Linux is now very user-friendly and intuitive and its user base is constantly growing. VPN providers cannot possibly expect all of them to be able to set up the software by themselves, which is why it is essential to provide good, detailed, and truly helpful tutorials. A great VPN provider for Linux will offer both a video setup guide and a classic written tutorial. If you still don’t manage to configure it by yourself, there has to be 24/7 live support or at least a fast ticket or e-mail system with helpful, friendly staff to guide you through the process.
There is only one downside to the generic open source client – the fact it does not come with all the features you get with a custom client, such as a kill switch. This is bad news for less savvy users but poses no problem to those who are familiar with the Linux firewall.

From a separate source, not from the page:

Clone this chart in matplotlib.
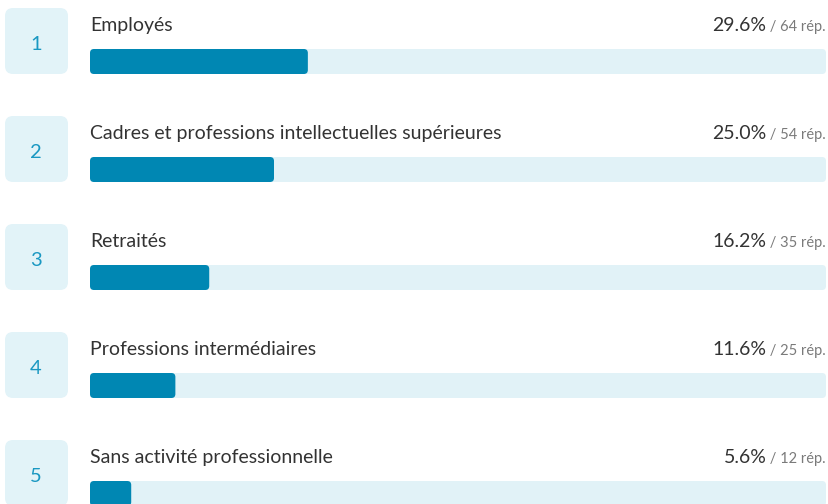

Of course, in addition to the Linux-specific requirements, the best VPN providers for Linux have to meet other general criteria. One of the most important ones is speed. No one wants lags in their connection but, unfortunately, it’s something that VPN users simply have to live with. A good provider, however, will make sure there are no major speed discrepancies between your normal connection and your VPN. Some of them actually do an excellent job in that regard. Great connectivity and reliable connections are other necessary requirements for a good VPN provider, whether we are talking about a VPN for Linux or any other system.
When it comes to security, if you sign up for a VPN service provider that only offers the generic client, then OpenVPN is the only protocol you will be able to use. This is hardly a problem since it is considered the best, most secure protocol available right now. As for privacy, the key thing to watch out for here is the policy regarding logs. Ideally, your VPN provider should keep no logs at all, but if there are some logs kept, then they should be limited to connection times and duration and not include any records of your actual traffic. Make sure to read Terms and Conditions and carefully research the provider’s logs and records policy.